Período integral – Para evitar o desgaste da relação com os filhos, alguns pais apelam à terceirização. Escolhem uma escola com período integral ou uma pessoa para acompanhar a criançada, que pode ser o tradicional professor particular ou até um acompanhante terapêutico, psicólogo que se dedica a ajudar a criança a se organizar, criar uma rotina de estudos e fazer suas pesquisas. Gerente financeiro de uma empresa de eventos, Mônica Oliveira encontrou no período integral a melhor forma de resolver o seu problema. Ela não conseguia chegar em casa antes das nove da noite.
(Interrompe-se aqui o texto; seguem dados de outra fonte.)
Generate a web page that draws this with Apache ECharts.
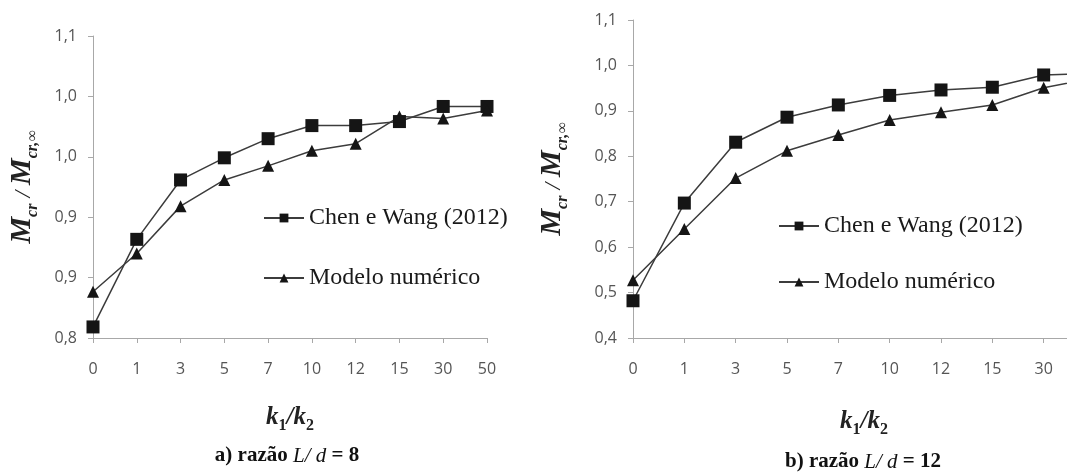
<!DOCTYPE html>
<html>
<head>
<meta charset="utf-8">
<style>
html,body{margin:0;padding:0;background:#fff;}
#chart{width:1067px;height:473px;}
</style>
<script src="https://cdn.jsdelivr.net/npm/echarts@6/dist/echarts.min.js"></script>
</head>
<body>
<div id="chart"></div>
<script>
// ---- data ----
const categories = ['0', '1', '3', '5', '7', '10', '12', '15', '30', '50'];
const chenA  = [0.811, 0.898, 0.957, 0.979, 0.998, 1.011, 1.011, 1.015, 1.030, 1.030];
const modelA = [0.846, 0.884, 0.931, 0.957, 0.971, 0.986, 0.993, 1.020, 1.018, 1.026];
const chenB  = [0.482, 0.697, 0.831, 0.886, 0.913, 0.934, 0.946, 0.952, 0.979, 0.983];
const modelB = [0.527, 0.640, 0.752, 0.812, 0.847, 0.880, 0.897, 0.913, 0.951, 0.972];
const yTicksA = [0.80, 0.86, 0.92, 0.98, 1.04, 1.10];
const yTicksB = [0.4, 0.5, 0.6, 0.7, 0.8, 0.9, 1.0, 1.1];
const seriesNames = ['Chen e Wang (2012)', 'Modelo numérico'];
const captionA = 'a) razão ';
const captionB = 'b) razão ';

const fmt = v => v.toFixed(1).replace('.', ',');
const serif = 'Liberation Serif';
const sans = 'Open Sans';
const axisColor = '#a8a8a8';
const labelColor = '#555';

const yNameRich = {
  m: {fontFamily: serif, fontSize: 30, fontWeight: 'bold', fontStyle: 'italic', color: '#222', verticalAlign: 'bottom', padding: [0,0,4,0]},
  s: {fontFamily: serif, fontSize: 16, fontWeight: 'bold', fontStyle: 'italic', color: '#222', verticalAlign: 'bottom', lineHeight: 16},
  n: {fontFamily: serif, fontSize: 24, fontStyle: 'italic', color: '#222', verticalAlign: 'bottom', padding: [0,0,5,0]}
};
const xNameRich = {
  k: {fontFamily: serif, fontSize: 25, fontWeight: 'bold', fontStyle: 'italic', color: '#222', verticalAlign: 'bottom', padding: [0,0,4,0]},
  s: {fontFamily: serif, fontSize: 16, fontWeight: 'bold', color: '#222', verticalAlign: 'bottom', lineHeight: 16}
};
const yName = '{m|M}{s|cr}{n| / }{m|M}{s|cr,∞}';
const xName = '{k|k}{s|1}{k|/k}{s|2}';

function xAxis(gridIndex, gap) {
  return {
    type: 'category', gridIndex, data: categories, boundaryGap: false,
    axisLine: {lineStyle: {color: axisColor, width: 1}},
    axisTick: {show: true, length: 5, lineStyle: {color: axisColor}},
    axisLabel: {fontFamily: sans, fontSize: 16, color: labelColor, margin: 23, interval: 0},
    splitLine: {show: false},
    name: xName, nameLocation: 'middle', nameGap: gap,
    nameTextStyle: {rich: xNameRich}
  };
}
function yAxis(gridIndex, min, max, ticks, gap) {
  return {
    type: 'value', gridIndex, min, max,
    axisLine: {show: true, lineStyle: {color: axisColor, width: 1}},
    axisTick: {show: true, length: 5, lineStyle: {color: axisColor}, customValues: ticks},
    axisLabel: {fontFamily: sans, fontSize: 16, color: labelColor, margin: 16, customValues: ticks, formatter: fmt},
    splitLine: {show: false},
    name: yName, nameLocation: 'middle', nameRotate: 90, nameGap: gap,
    nameTextStyle: {rich: yNameRich}
  };
}
function line(name, data, idx, symbol, size) {
  return {
    name, type: 'line', data, xAxisIndex: idx, yAxisIndex: idx,
    symbol, symbolSize: size, showAllSymbol: true,
    lineStyle: {color: '#3c3c3c', width: 1.5},
    itemStyle: {color: '#151515'},
    emphasis: {disabled: true}
  };
}
function legend(left, top, gap) {
  return {
    left, top, orient: 'vertical', itemGap: gap, itemWidth: 40, itemHeight: 11,
    data: seriesNames, selectedMode: false,
    textStyle: {fontFamily: serif, fontSize: 24, color: '#1a1a1a', lineHeight: 24}
  };
}
const captionRich = {
  b: {fontFamily: serif, fontSize: 21, fontWeight: 'bold', fill: '#111'},
  i: {fontFamily: serif, fontSize: 21, fontStyle: 'italic', fill: '#111'}
};

const chart = echarts.init(document.getElementById('chart'), null, {renderer: 'canvas'});
chart.setOption({
  animation: false,
  backgroundColor: '#fff',
  grid: [
    {left: 93, top: 36, width: 394, height: 302, outerBoundsMode: 'none', containLabel: false},
    {left: 633, top: 20, width: 462, height: 318, outerBoundsMode: 'none', containLabel: false}
  ],
  xAxis: [xAxis(0, 67), xAxis(1, 71)],
  yAxis: [yAxis(0, 0.8, 1.1, yTicksA, 52), yAxis(1, 0.4, 1.1, yTicksB, 62)],
  legend: [legend(258, 201, 36), legend(773, 209, 32)],
  series: [
    line(seriesNames[0], chenA, 0, 'rect', 13),
    line(seriesNames[1], modelA, 0, 'triangle', 12),
    line(seriesNames[0], chenB, 1, 'rect', 13),
    line(seriesNames[1], modelB, 1, 'triangle', 12)
  ],
  graphic: [
    {type: 'text', x: 287, y: 456, style: {text: '{b|' + captionA + '}{i|L/ d}{b| = 8}', rich: captionRich, align: 'center', verticalAlign: 'middle'}},
    {type: 'text', x: 863, y: 462, style: {text: '{b|' + captionB + '}{i|L/ d}{b| = 12}', rich: captionRich, align: 'center', verticalAlign: 'middle'}}
  ]
});
</script>
</body>
</html>
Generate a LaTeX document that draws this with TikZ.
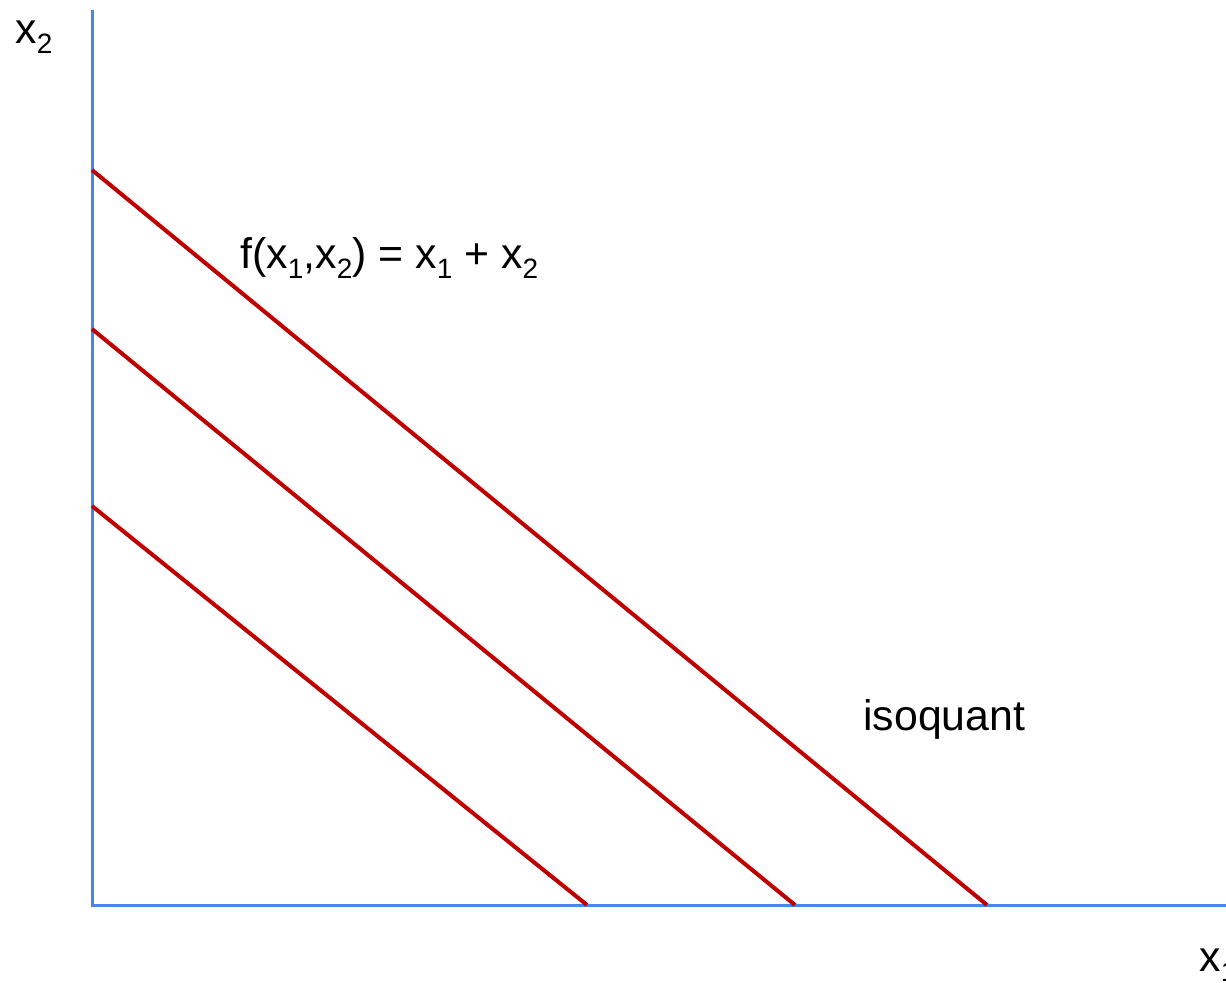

Muitas vezes encontrava o filho Thiago, oito anos, dormindo na mesa em cima dos cadernos. “Ele ficava me esperando para fazer a lição de casa e caía de sono. Quando conseguia chegar a tempo, também não era fácil. Era desgastante para mim e para ele”, diz a mãe. Thiago agora fica dois períodos na escola: de manhã faz o primeiro grau e à tarde faz as lições e pratica esportes. À noite, mãe e filho podem, sem tensões, aproveitar os momentos que têm juntos. Na maioria das vezes, no entanto, medidas como essa não são necessárias. A simples reavaliação do dia-a-dia da família ajuda a substituir o choro e a bronca por prazer e diversão.